A proposal from India to stipulate the phasing down of all fossil fuels was also mauled by oil-producing countries at the talks, and watered down to a phasing down of coal, which reflected exactly the commitment made in Glasgow. The wording was the subject of furious discussions in the early hours of Sunday morning.

But in the end, as dawn broke over the Red Sea, the Egyptian hosts drafted a compromise deal that achieved the consensus required under the UN rules. Shoukry said: “We leave with stronger collective will and determination.”

He said the 1.5C temperature limit remained within reach, and countries must work on staying within that limit. He added that it was appropriate that the loss and damage fund was agreed in Africa.

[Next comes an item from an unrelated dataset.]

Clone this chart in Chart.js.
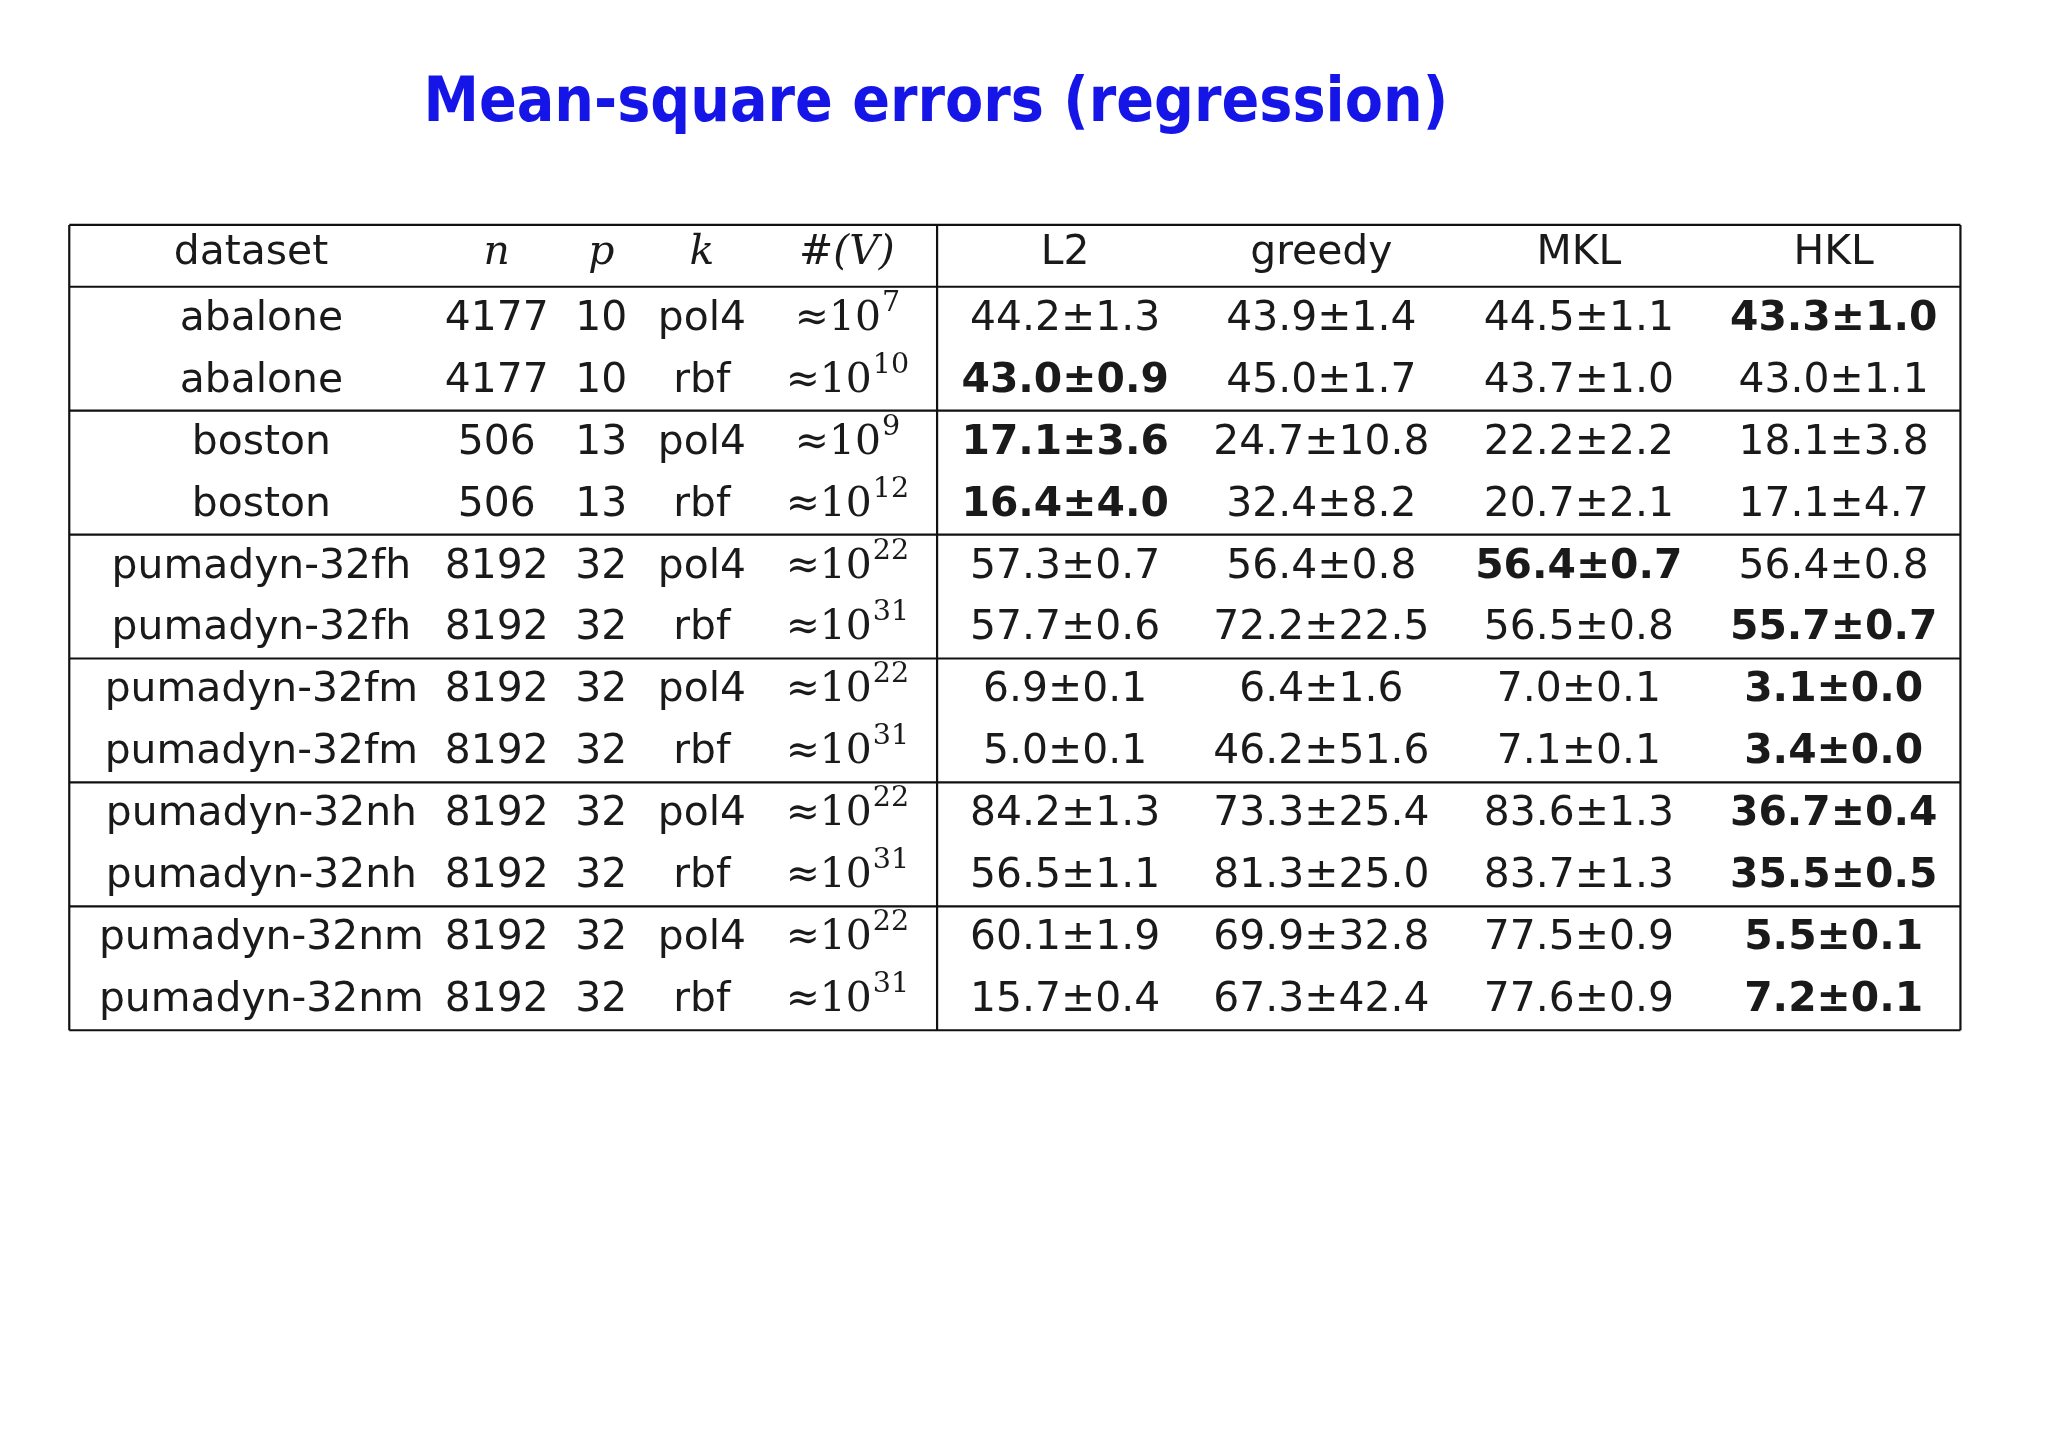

Loss and damage refers to the most severe impacts of extreme weather on the physical and social infrastructure of poor countries, and the financial assistance needed to rescue and rebuild them.

It was the most contentious issue at the conference, and has been a long-running demand by developing countries since 1992. For nearly two weeks, the EU and the US refused demands from poor countries for a new fund to address loss and damage, arguing that existing funds should be redirected for the purpose. Early on Friday morning, the EU made a U-turn, to agree to a fund on condition that big economies and big emitters still classed as developing countries under the UNFCCC rules, which date back to 1992, should be included as potential donors, and excluded as recipients.

Many poor countries and campaigners saw this as an attempt to divide the neediest developing countries from bigger economies such as China, Saudi Arabia and other Gulf states, and strongly resisted.

That row took up most of the remaining negotiating time on Friday and Saturday, and the US only signalled its agreement to the fund on Saturday. But the compromise – by which the vulnerable will be prioritised, and the door is open to voluntary contributions from countries still classed as developing – was agreed in the early hours of Sunday morning.

It is likely to take at least a year, until the next climate conference of the parties in United Arab Emirates in November 2023, to sort through some of the details of how the fund can work. There is also, so far, little money for the fund, as few nations have made significant pledges of cash for loss and damage.

Antonio Guterres, the UN secretary-general, said the fund was “an important step towards justice” for poor countries that have done little to cause the climate crisis, but are suffering its worst impacts.

“I welcome the decision to establish a loss and damage fund and to operationalise it in the coming period,” Guterres said. “Clearly this will not be enough, but it is a much-needed political signal to rebuild broken trust. The voices of those on the frontlines of the climate crisis must be heard.”